Ничто из этого не уменьшит роль интернета или новых социальных медиа. Все общественные движения требуют эффективных средств коммуникации, особенно таких, которые будут поддерживать консолидацию настроений несправедливости и чувства приобщения, и социальные онлайн-медиа, конечно, отвечают этим стандартам. Но исследования недавних протестных движений с сильными онлайн-составляющими на Западе, Ближнем Востоке или в России проигнорировали существующие в академической литературе представления об общественных движениях. Без отсылки к специфическим технологиям эта литература говорит о важности коммуникации, структурированности и солидарности и отмечает решающую роль взаимодействия между тем, что происходит в опосредованных информационных пространствах, и тем, что происходит на улицах. В этом отношении новые социальные медиа, являясь техническим новшеством, совсем не столь новы.

Но данные, которые мы имеем, хоть и, по общему признанию, ограничены, предлагают больше, чем это теоретическое заключение. В самом деле, они предполагают, что становится все более и более неуместно говорить о мирах онлайна и офлайна так, как будто они существуют отдельно.

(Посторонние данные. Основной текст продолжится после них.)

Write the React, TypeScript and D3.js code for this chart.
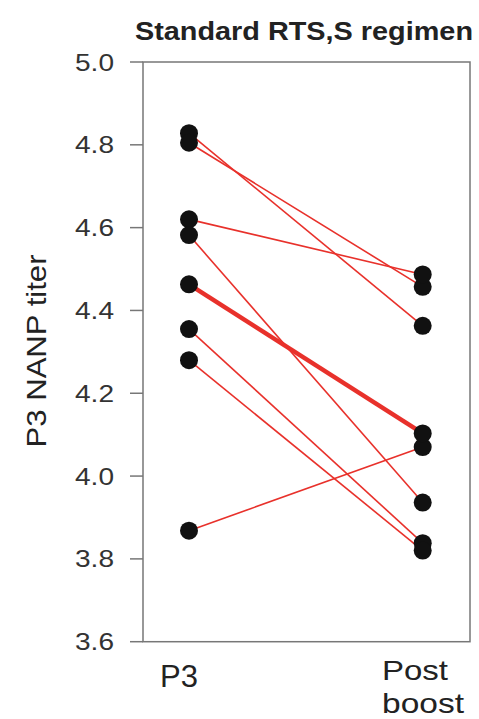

Те, кто обсуждают в Сети события дня в интернете, может быть, еще не стали большинством в России или где-либо еще с этой точки зрения, но не были и большинством люди, сидевшие в кофейнях, о которых писал Юрген Хабермас, описывая общественную сферу. Так же, как и в тех кофейнях, значимое онлайн-меньшинство сейчас задает систему координат и системы действий для всего политического сообщества в целом. Другими словами, интернет более не виртуален. Он стал реальностью.